I can hardly believe it's another year (of few posts to my blog) and another ODTUG Kaleidoscope conference is almost upon us. This year the conference is in Monterey so I'm packing my bags and off to Oracle Headquarters in San Francisco tomorrow - then down to the conference on June 20th
If you have the opportunity I'd urge you to try and make it there too. The 'fun' starts off on Saturday when there is a community service day. Last year we painted school classrooms in New Orleans, this year we are helping to restore habitat at Martin Dunes, California’s largest and most intact dune ecosystem. So I'm packing plenty of sunscreen as my pale English skin isn't used to the California sun! More fun after the first day of sessions Sunday - with the second ODTUG Jam Session. Those of you who know Grant Ronald and I know that we are much too shy and retiring to join in that ;-)
But of course, that's not all the fun. The conference is full of interesting and diverse sessions - and I should know, I was part of the panel reviewing papers for the Editor's Choice award - I spent a few evenings reading papers on everything from project management to Oracle to the Holy Grail.

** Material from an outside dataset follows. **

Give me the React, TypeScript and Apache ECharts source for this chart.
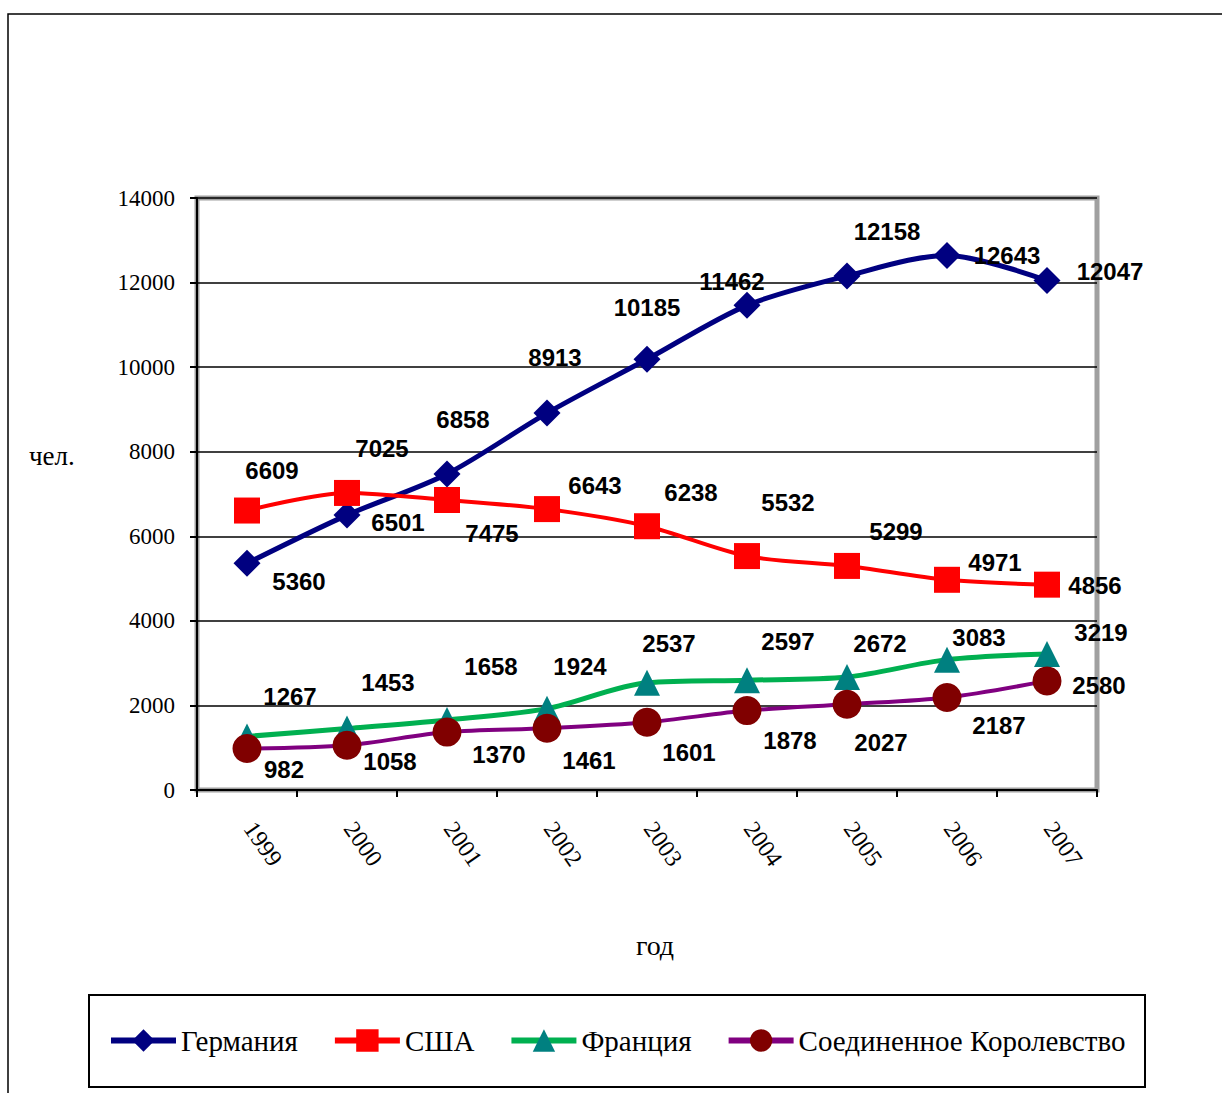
import React, { useEffect, useRef } from "react";
import * as echarts from "echarts";

const years = ["1999", "2000", "2001", "2002", "2003", "2004", "2005", "2006", "2007"];
const germany = [5360, 6501, 7475, 8913, 10185, 11462, 12158, 12643, 12047];
const usa = [6609, 7025, 6858, 6643, 6238, 5532, 5299, 4971, 4856];
const france = [1267, 1453, 1658, 1924, 2537, 2597, 2672, 3083, 3219];
const uk = [982, 1058, 1370, 1461, 1601, 1878, 2027, 2187, 2580];
const seriesNames = ["Германия", "США", "Франция", "Соединенное Королевство"];

// label offsets (label centre relative to marker), in pixels
const germanyOff = [[52, 18], [51, 7], [45, 60], [8, -56], [0, -52], [-15, -24], [40, -44], [60, 0], [63, -9]];
const usaOff = [[25, -40], [35, -44], [16, -81], [48, -24], [44, -34], [41, -54], [49, -34], [48, -17], [48, 1]];
const franceOff = [[43, -40], [41, -46], [44, -53], [33, -42], [22, -39], [41, -39], [33, -34], [32, -22], [54, -21]];
const ukOff = [[37, 21], [43, 16], [52, 22], [42, 32], [42, 30], [43, 30], [34, 38], [52, 28], [52, 5]];

const SERIF = "Liberation Serif";
const SANS = "Liberation Sans";

function mkData(values: number[], offs: number[][]) {
  return values.map((v, i) => ({
    value: v,
    label: { offset: offs[i] },
  }));
}

export default function App() {
  const ref = useRef<HTMLDivElement>(null);
  useEffect(() => {
    document.body.style.margin = "0";
    const chart = echarts.init(ref.current!, undefined, { renderer: "svg" });
    const labelStyle = {
      show: true,
      position: "inside",
      color: "#000",
      fontFamily: SANS,
      fontWeight: "bold",
      fontSize: 24,
    };
    const mk = (name: string, values: number[], offs: number[][], lineColor: string, symbol: string, symColor: string, size: number, width: number) => ({
      name,
      type: "line",
      data: mkData(values, offs),
      smooth: 0.3,
      symbol,
      symbolSize: size,
      lineStyle: { color: lineColor, width },
      itemStyle: { color: symColor },
      label: labelStyle,
    });
    chart.setOption({
      animation: false,
      backgroundColor: "#fff",
      grid: {
        left: 197,
        right: 125,
        top: 198,
        bottom: 303,
        show: true,
        borderColor: "#a0a0a0",
        borderWidth: 5,
        backgroundColor: "#fff",
      },
      xAxis: {
        type: "category",
        data: years,
        boundaryGap: true,
        axisLine: { lineStyle: { color: "#000", width: 2 } },
        axisTick: { show: true, length: 7, lineStyle: { color: "#000", width: 2 } },
        axisLabel: {
          rotate: -55,
          margin: 31,
          padding: [0, 0, 0, 4],
          color: "#000",
          fontFamily: SERIF,
          fontSize: 24,
        },
      },
      yAxis: {
        type: "value",
        min: 0,
        max: 14000,
        interval: 2000,
        axisLine: { show: true, lineStyle: { color: "#000", width: 2 } },
        axisTick: { show: true, length: 7, lineStyle: { color: "#000", width: 2 } },
        axisLabel: {
          margin: 22,
          color: "#000",
          fontFamily: SERIF,
          fontSize: 23,
          formatter: (v: number) => String(v),
        },
        splitLine: { show: true, lineStyle: { color: "#000", width: 1.5 } },
      },
      legend: {
        data: seriesNames,
        left: 108,
        top: 1026,
        padding: 0,
        itemWidth: 65,
        itemHeight: 28,
        itemGap: 34,
        lineStyle: { width: 6 },
        textStyle: { fontFamily: SERIF, fontSize: 29, color: "#000" },
      },
      graphic: [
        {
          type: "rect",
          shape: { x: 8, y: 14, width: 1400, height: 1300 },
          style: { fill: "none", stroke: "#000", lineWidth: 1.5 },
          silent: true,
          z: -10,
        },
        {
          type: "rect",
          shape: { x: 89, y: 995, width: 1056, height: 92 },
          style: { fill: "none", stroke: "#000", lineWidth: 2 },
          silent: true,
        },
        {
          type: "text",
          x: 29,
          y: 456,
          style: { text: "чел.", fontFamily: SERIF, fontSize: 27, fill: "#000", verticalAlign: "middle" },
        },
        {
          type: "text",
          x: 655,
          y: 945,
          style: { text: "год", fontFamily: SERIF, fontSize: 28, fill: "#000", align: "center", verticalAlign: "middle" },
        },
      ],
      series: [
        mk(seriesNames[0], germany, germanyOff, "#000080", "diamond", "#000080", 27, 5),
        mk(seriesNames[1], usa, usaOff, "#ff0000", "rect", "#ff0000", 26, 4),
        mk(seriesNames[2], france, franceOff, "#00b050", "triangle", "#008080", 26, 5),
        mk(seriesNames[3], uk, ukOff, "#800080", "circle", "#800000", 29, 4),
      ],
    });
    return () => chart.dispose();
  }, []);
  return (
    <div
      ref={ref}
      style={{ position: "absolute", left: 0, top: 0, width: 1222, height: 1093 }}
    />
  );
}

As for me, I'm really excited to be doing two sessions -
5000 tables, 100 schemas, 2000 developers: This will showcase some of the team-working features such as standards and version management, and reporting and impact analysis and the highly usable and scalable data modeling in JDeveloper. I've got some great new functionality to reveal - reporting on your data models, user defined validation and declarative compare of versioned database objects
Tooling up for ALM 2.0 with Oracle Team Productivity Center: If you were lucky enough to be at Oracle World or the UK Oracle User Group conference last year you might have seen a very early incarnation of this project that I've been working on. At ODTUG I'm going to be demoing the very latest code and showing you how to use your ALM repositories from within JDeveloper and how to integrate artifacts from those (maybe) disparate repositories together through Oracle Team Productivity Center. All this and team management too!
Another goal I have for the conference week is to talk to as many JDeveloper users as possible about team working, ALM and SDLC - and to ensure that I get feedback to take back and work on more functionality in JDeveloper to compliment the great application development tool we have
I look forward to seeing you there - or if not, finding other ways to talk to you!